Le lien de causalité est donc le suivant : c’est parce que le Danemark était très dépendant du charbon, avec les émissions de CO2 associées, qu’il a été, plus qu’un autre pays, amené à développer fortement son éolien (parmi d’autres mesures), ce qui a eu un effet globalement bénéfique sur ses émissions.

  Esthétique

Les goûts et les couleurs... Certains aiment les pylônes électriques, d’autres détestent la Tour Eiffel, les clochers de village ou les éoliennes. Tous les goûts sont dans la nature dit-on. Cependant, il est souvent arrivé qu’une nouveauté qui a inspiré bien des quolibets et du mépris au moment de son apparition a ensuite été admirée et louée quelques années plus tard. Les exemples de cette évolution abondent dans l’histoire.

On ne peut que regretter que les projets éoliens ne fassent pas plus souvent appel à des artistes. Il est certain qu’ils auraient bien des choses à nous faire voir.

Quant au bruit produit par les éoliennes, le plus simple est de se rendre compte par soi-même. Il se trouve assez d’éoliennes récentes pour ne pas se priver de cette expérimentation instructive.

  En guise de conclusion

Si nous souhaitons encore consommer de l’électricité (un peu) dans les toutes prochaines décennies, il faudra la produire avec les ressources renouvelables dont nous disposerons alors : hydraulique, solaire, éolien, biomasse et, si la société en décide ainsi, nucléaire.
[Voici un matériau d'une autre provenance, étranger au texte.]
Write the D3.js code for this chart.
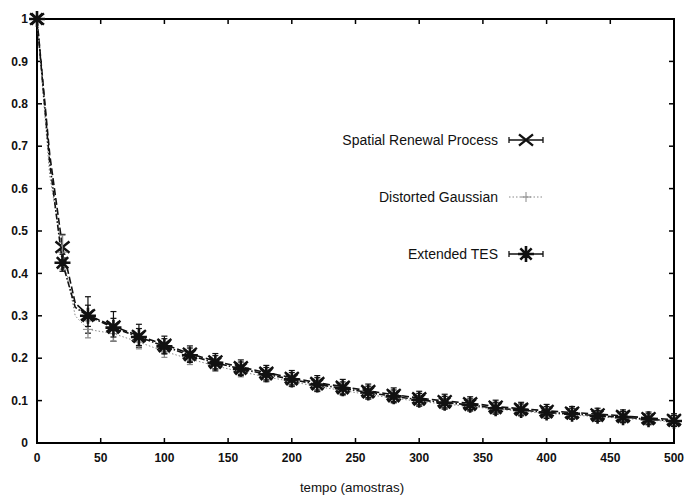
<!DOCTYPE html>
<html>
<head>
<meta charset="utf-8">
<script src="https://cdn.jsdelivr.net/npm/d3@7"></script>
<style>
  body { margin: 0; background: #fff; }
  svg { font-family: "Liberation Sans", Arial, sans-serif; }
</style>
</head>
<body>
<div id="chart"></div>
<script>
// marker positions (amostras)
const xs = [0, 20, 40, 60, 80, 100, 120, 140, 160, 180, 200, 220, 240, 260, 280, 300, 320, 340, 360, 380, 400, 420, 440, 460, 480, 500];

const srpVals = [1, 0.462, 0.302, 0.275, 0.253, 0.232, 0.211, 0.193, 0.179, 0.166, 0.154, 0.142, 0.133, 0.123, 0.114, 0.106, 0.099, 0.094, 0.086, 0.081, 0.076, 0.072, 0.068, 0.064, 0.059, 0.055];
const srpErr = [0, 0.03, 0.043, 0.035, 0.027, 0.02, 0.018, 0.018, 0.017, 0.017, 0.017, 0.017, 0.017, 0.016, 0.016, 0.016, 0.016, 0.015, 0.015, 0.015, 0.015, 0.014, 0.014, 0.014, 0.014, 0.014];

const dgVals = [1, 0.45, 0.268, 0.258, 0.238, 0.216, 0.198, 0.182, 0.168, 0.156, 0.145, 0.133, 0.124, 0.114, 0.106, 0.098, 0.092, 0.086, 0.080, 0.075, 0.070, 0.066, 0.062, 0.058, 0.054, 0.050];
const dgErr = [0, 0.04, 0.02, 0.018, 0.016, 0.014, 0.013, 0.013, 0.012, 0.012, 0.012, 0.012, 0.012, 0.011, 0.011, 0.011, 0.011, 0.011, 0.011, 0.01, 0.01, 0.01, 0.01, 0.01, 0.01, 0.01];

const tesVals = [1, 0.425, 0.300, 0.272, 0.250, 0.228, 0.207, 0.189, 0.175, 0.162, 0.150, 0.138, 0.129, 0.119, 0.110, 0.102, 0.095, 0.090, 0.082, 0.078, 0.072, 0.069, 0.064, 0.061, 0.056, 0.052];
const tesErr = [0, 0.02, 0.025, 0.022, 0.02, 0.018, 0.017, 0.017, 0.016, 0.016, 0.016, 0.016, 0.015, 0.015, 0.015, 0.015, 0.015, 0.014, 0.014, 0.014, 0.014, 0.013, 0.013, 0.013, 0.013, 0.013];

// extra line points between markers, where the curves bend (x = 10 and x = 30)
const bendX = [10, 30];
const srpBend = [0.68, 0.33];
const dgBend = [0.63, 0.30];
const tesBend = [0.66, 0.32];

const xTicks = [0, 50, 100, 150, 200, 250, 300, 350, 400, 450, 500];
const yTicks = [0, 0.1, 0.2, 0.3, 0.4, 0.5, 0.6, 0.7, 0.8, 0.9, 1];

const legendNames = ["Spatial Renewal Process", "Distorted Gaussian", "Extended TES"];

const width = 685, height = 498;
const margin = { top: 19, right: 11, bottom: 55, left: 37 };
const w = width - margin.left - margin.right;
const h = height - margin.top - margin.bottom;

const svg = d3.select("#chart").append("svg")
    .attr("width", width)
    .attr("height", height);

const g = svg.append("g").attr("transform", `translate(${margin.left},${margin.top})`);

const x = d3.scaleLinear().domain([0, 500]).range([0, w]);
const y = d3.scaleLinear().domain([0, 1]).range([h, 0]);

function buildSeries(vals, err, bend) {
    const pts = xs.map((t, i) => ({ x: t, y: vals[i], e: err[i] }));
    const linePts = pts.concat(bendX.map((t, i) => ({ x: t, y: bend[i] })))
        .sort((a, b) => a.x - b.x);
    return { pts, linePts };
}

const series = [
    { name: legendNames[0], ...buildSeries(srpVals, srpErr, srpBend), color: "#111", dash: "7,3", marker: "x", width: 1.6 },
    { name: legendNames[1], ...buildSeries(dgVals, dgErr, dgBend), color: "#888", dash: "1.5,2", marker: "plus", width: 1 },
    { name: legendNames[2], ...buildSeries(tesVals, tesErr, tesBend), color: "#111", dash: "6,2,1.5,2", marker: "star", width: 1.6 }
];

// frame ticks (inward, on all four sides)
const tickLen = 5;
xTicks.forEach(t => {
    g.append("line").attr("x1", x(t)).attr("x2", x(t)).attr("y1", h).attr("y2", h - tickLen)
        .attr("stroke", "#000").attr("stroke-width", 1.5);
    g.append("line").attr("x1", x(t)).attr("x2", x(t)).attr("y1", 0).attr("y2", tickLen)
        .attr("stroke", "#000").attr("stroke-width", 1.5);
    g.append("text").attr("x", x(t)).attr("y", h + 19)
        .attr("text-anchor", "middle").attr("font-size", 12).attr("font-weight", "bold")
        .attr("fill", "#111").text(t);
});
yTicks.forEach(t => {
    g.append("line").attr("x1", 0).attr("x2", tickLen).attr("y1", y(t)).attr("y2", y(t))
        .attr("stroke", "#000").attr("stroke-width", 1.5);
    g.append("line").attr("x1", w).attr("x2", w - tickLen).attr("y1", y(t)).attr("y2", y(t))
        .attr("stroke", "#000").attr("stroke-width", 1.5);
    g.append("text").attr("x", -9).attr("y", y(t)).attr("dy", "0.35em")
        .attr("text-anchor", "end").attr("font-size", 12).attr("font-weight", "bold")
        .attr("fill", "#111").text(t);
});

g.append("rect").attr("x", 0).attr("y", 0).attr("width", w).attr("height", h)
    .attr("fill", "none").attr("stroke", "#000").attr("stroke-width", 2);

const line = d3.line().x(d => x(d.x)).y(d => y(d.y));

function drawMarker(sel, type, cx, cy, color) {
    const m = sel.append("g").attr("transform", `translate(${cx},${cy})`)
        .attr("stroke", color).attr("fill", "none");
    if (type === "x") {
        const r = 7;
        m.append("path").attr("d", `M${-r},${-r * 0.8}L${r},${r * 0.8}M${-r},${r * 0.8}L${r},${-r * 0.8}`)
            .attr("stroke-width", 2.4);
    } else if (type === "plus") {
        const r = 5;
        m.append("path").attr("d", `M${-r},0L${r},0M0,${-r}L0,${r}`).attr("stroke-width", 1);
    } else {
        const r = 8;
        let d = "";
        for (let k = 0; k < 4; k++) {
            const a = k * Math.PI / 4;
            d += `M${-r * Math.cos(a)},${-r * Math.sin(a)}L${r * Math.cos(a)},${r * Math.sin(a)}`;
        }
        m.append("path").attr("d", d).attr("stroke-width", 2.6);
    }
}

series.forEach(s => {
    g.append("path").datum(s.linePts)
        .attr("d", line)
        .attr("fill", "none")
        .attr("stroke", s.color)
        .attr("stroke-width", s.width)
        .attr("stroke-dasharray", s.dash);

    // error bars
    s.pts.filter(d => d.e > 0).forEach(d => {
        const eg = g.append("g").attr("stroke", s.color).attr("stroke-width", 1.2);
        eg.append("line").attr("x1", x(d.x)).attr("x2", x(d.x))
            .attr("y1", y(d.y + d.e)).attr("y2", y(d.y - d.e));
        eg.append("line").attr("x1", x(d.x) - 3).attr("x2", x(d.x) + 3)
            .attr("y1", y(d.y + d.e)).attr("y2", y(d.y + d.e));
        eg.append("line").attr("x1", x(d.x) - 3).attr("x2", x(d.x) + 3)
            .attr("y1", y(d.y - d.e)).attr("y2", y(d.y - d.e));
    });

    s.pts.forEach(d => drawMarker(g, s.marker, x(d.x), y(d.y), s.color));
});

// legend
const legendY = [140, 197, 254];
series.forEach((s, i) => {
    const ly = legendY[i];
    svg.append("text").attr("x", 498).attr("y", ly).attr("dy", "0.35em")
        .attr("text-anchor", "end").attr("font-size", 14)
        .attr("fill", "#111").text(s.name);
    const lg = svg.append("g").attr("stroke", s.color).attr("stroke-width", s.marker === "plus" ? 1 : 1.3);
    lg.append("line").attr("x1", 509).attr("x2", 543).attr("y1", ly).attr("y2", ly)
        .attr("stroke-dasharray", s.marker === "plus" ? "1.5,2" : null);
    if (s.marker !== "plus") {
        lg.append("line").attr("x1", 509).attr("x2", 509).attr("y1", ly - 3).attr("y2", ly + 3);
        lg.append("line").attr("x1", 543).attr("x2", 543).attr("y1", ly - 3).attr("y2", ly + 3);
    }
    drawMarker(svg, s.marker, 526, ly, s.color);
});

svg.append("text").attr("x", 352).attr("y", 487).attr("dy", "0.35em")
    .attr("text-anchor", "middle").attr("font-size", 13.3)
    .attr("fill", "#111").text("tempo (amostras)");
</script>
</body>
</html>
Chacune de ces ressources renouvelables offre un potentiel limité et présente certains inconvénients. Il n’en reste pas moins que la technologie éolienne est une technologie aujourd’hui mature et qu’il serait curieux de s’en passer, sur terre ou en mer.

L’éolien terrestre est une technologie tout à fait adaptée aux réseaux électriques du 21e siècle. Sans lui, la consommation d’électricité devra être encore plus réduite.